Everything from the first line of the data below through the line that contains "from bokeh.resources import INLINE" should be written out exactly, please, and nothing more; the pictures stay out.

— START Source data —

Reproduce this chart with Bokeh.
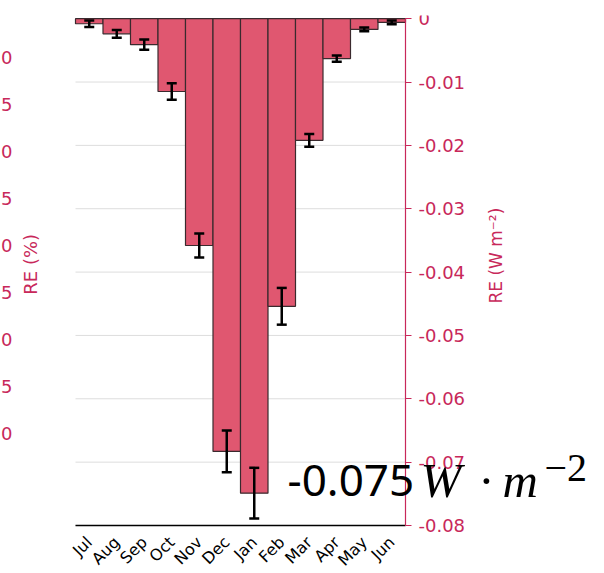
import math
from bokeh.plotting import figure
from bokeh.models import (Range1d, FixedTicker, ColumnDataSource, Whisker, TeeHead, Label,
                          CustomLabelingPolicy)
from bokeh.embed import file_html
from bokeh.resources import INLINE

# ---- data -------------------------------------------------------------
months = ["Jul", "Aug", "Sep", "Oct", "Nov", "Dec", "Jan", "Feb", "Mar", "Apr", "May", "Jun"]
re_wm2 = [-0.0008, -0.0024, -0.0041, -0.0115, -0.0358, -0.0683,
          -0.0749, -0.0454, -0.0192, -0.0063, -0.0017, -0.0006]
re_err = [0.0005, 0.0006, 0.0008, 0.0013, 0.0019, 0.0033,
          0.0040, 0.0029, 0.0010, 0.0005, 0.0003, 0.0003]
right_ticks = [0, -0.01, -0.02, -0.03, -0.04, -0.05, -0.06, -0.07, -0.08]
right_tick_labels = ["0", "-0.01", "-0.02", "-0.03", "-0.04", "-0.05", "-0.06", "-0.07", "-0.08"]
# cropped axis of the neighbouring panel (only the last characters are visible)
left_ticks = [-10, -15, -20, -25, -30, -35, -40, -45, -50]
left_tick_visible = ["0", "5", "0", "5", "0", "5", "0", "5", "0"]
annot_value = "-0.075"

CRIMSON = "#C8285A"
BAR = "#E05770"

idx = list(range(len(months)))
first, last = idx[0] - 0.5, idx[-1] + 0.5
y_top, y_bottom = 0.0005, right_ticks[-1]

src = ColumnDataSource(dict(
    x=idx, val=re_wm2,
    upper=[v + e for v, e in zip(re_wm2, re_err)],
    lower=[v - e for v, e in zip(re_wm2, re_err)],
))

# ---- layout (pixels) --------------------------------------------------
W, H = 604, 573
RIGHT_BORDER, TOP_BORDER, BOTTOM_BORDER = 8, 15, 3
PX_PER_BAR = 27.5
LEFT_PAD = 75            # px between canvas left and first bar
AXIS_PX = 510            # px between y_top and the x axis
FRAME_W = W - RIGHT_BORDER
FRAME_H = H - TOP_BORDER - BOTTOM_BORDER
x_start = first - LEFT_PAD / PX_PER_BAR
x_end = x_start + FRAME_W / PX_PER_BAR
units_per_px = (y_top - y_bottom) / AXIS_PX
y_start = y_top - FRAME_H * units_per_px

# neighbour panel's (cropped) percent axis: first tick 42 px below the top, 9.4 px per unit
PCT_FIRST_PX, PCT_PX_PER_UNIT = 42, 9.4
pct_end = left_ticks[0] + PCT_FIRST_PX / PCT_PX_PER_UNIT
pct_start = pct_end - FRAME_H / PCT_PX_PER_UNIT

p = figure(width=W, height=H, output_backend="svg", toolbar_location=None,
           x_range=Range1d(x_start, x_end),
           y_range=Range1d(y_start, y_top), y_axis_location="right",
           min_border_left=0, min_border_right=RIGHT_BORDER, min_border_top=TOP_BORDER,
           min_border_bottom=BOTTOM_BORDER)
p.outline_line_color = None
p.background_fill_color = "white"
p.border_fill_color = "white"
p.xgrid.visible = False
p.ygrid.visible = False

p.extra_y_ranges = {"pct": Range1d(pct_start, pct_end)}

# horizontal grid lines over the bar area only
p.segment(x0=[first] * len(right_ticks), x1=[last] * len(right_ticks),
          y0=right_ticks, y1=right_ticks, line_color="#dddddd", line_width=1,
          level="underlay")

p.vbar(x="x", top="val", bottom=0, width=1.0, source=src,
       fill_color=BAR, line_color="#3a2a2e", line_width=1.2)

w = Whisker(base="x", upper="upper", lower="lower", source=src,
            line_color="black", line_width=2.5,
            upper_head=TeeHead(size=10, line_width=2.5, line_color="black"),
            lower_head=TeeHead(size=10, line_width=2.5, line_color="black"))
w.level = "overlay"
p.add_layout(w)

# right axis (line + ticks at the right end of the bars); its labels are drawn as text
ya = p.yaxis[0]
ya.fixed_location = last
ya.bounds = (right_ticks[-1], right_ticks[0])
ya.ticker = FixedTicker(ticks=right_ticks)
ya.axis_line_color = CRIMSON
ya.axis_line_width = 1.2
ya.major_tick_line_color = CRIMSON
ya.major_tick_out = 6
ya.major_tick_in = 0
ya.minor_tick_line_color = None
ya.major_label_policy = CustomLabelingPolicy(code="return []")
ya.major_label_text_font_size = "0px"
ya.major_label_standoff = 0

p.text(x=[last] * len(right_ticks), y=right_ticks, text=right_tick_labels,
       x_offset=13, text_align="left", text_baseline="middle",
       text_color=CRIMSON, text_font={"value": "DejaVu Sans"}, text_font_size="18px")
p.add_layout(Label(x=last, y=-0.0374, x_offset=90, text="RE (W m⁻²)", angle=math.pi / 2,
                   text_align="center", text_baseline="middle", text_color=CRIMSON,
                   text_font="DejaVu Sans", text_font_size="17px"))

# bottom axis (line at y = -0.08); month labels drawn as rotated text
xa = p.xaxis[0]
xa.fixed_location = right_ticks[-1]
xa.ticker = FixedTicker(ticks=idx)
xa.bounds = (first, last)
xa.axis_line_color = "black"
xa.axis_line_width = 1.5
xa.major_tick_line_color = None
xa.major_tick_out = 0
xa.major_tick_in = 0
xa.minor_tick_line_color = None
xa.minor_tick_out = 0
xa.minor_tick_in = 0
xa.major_label_policy = CustomLabelingPolicy(code="return []")
xa.major_label_text_font_size = "0px"
xa.major_label_standoff = 0

month_label_y = right_ticks[-1] - 14 * units_per_px
p.text(x=idx, y=[month_label_y] * len(idx), text=months, angle=math.pi / 4,
       text_align="right", text_baseline="middle", text_color="black",
       text_font={"value": "DejaVu Sans"}, text_font_size="16px")

# cropped neighbour axis at the left edge
p.text(x=[x_start] * len(left_ticks), y=left_ticks, y_range_name="pct",
       text=left_tick_visible, x_offset=12, text_align="right", text_baseline="middle",
       text_color=CRIMSON, text_font={"value": "DejaVu Sans"}, text_font_size="18px")
p.add_layout(Label(x=x_start, y=-32, y_range_name="pct", x_offset=30, text="RE (%)",
                   angle=math.pi / 2, text_align="center", text_baseline="middle",
                   text_color=CRIMSON, text_font="DejaVu Sans", text_font_size="18px"))

# annotation
ann = dict(x_units="canvas", text_baseline="alphabetic", text_color="black")
p.add_layout(Label(x=287, y=-0.0729, text=annot_value, text_align="left",
                   text_font="Noto Sans", text_font_size="44px", **ann))
p.add_layout(Label(x=420, y=-0.0729, text="W", text_align="left",
                   text_font="Liberation Serif", text_font_style="italic",
                   text_font_size="49px", **ann))
p.add_layout(Label(x=486, y=-0.0729, text="·", text_align="center",
                   text_font="Liberation Serif", text_font_size="49px", **ann))
p.add_layout(Label(x=502, y=-0.0729, text="m", text_align="left",
                   text_font="Liberation Serif", text_font_style="italic",
                   text_font_size="49px", **ann))
p.add_layout(Label(x=544, y=-0.0710, text="−2", text_align="left",
                   text_font="Liberation Serif", text_font_size="40px", **ann))

open("out.html", "w").write(file_html(p, INLINE))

— END Source data —

▶ _Written reply_
Reproduce this chart with Bokeh.
import math
from bokeh.plotting import figure
from bokeh.models import (Range1d, FixedTicker, ColumnDataSource, Whisker, TeeHead, Label,
                          CustomLabelingPolicy)
from bokeh.embed import file_html
from bokeh.resources import INLINE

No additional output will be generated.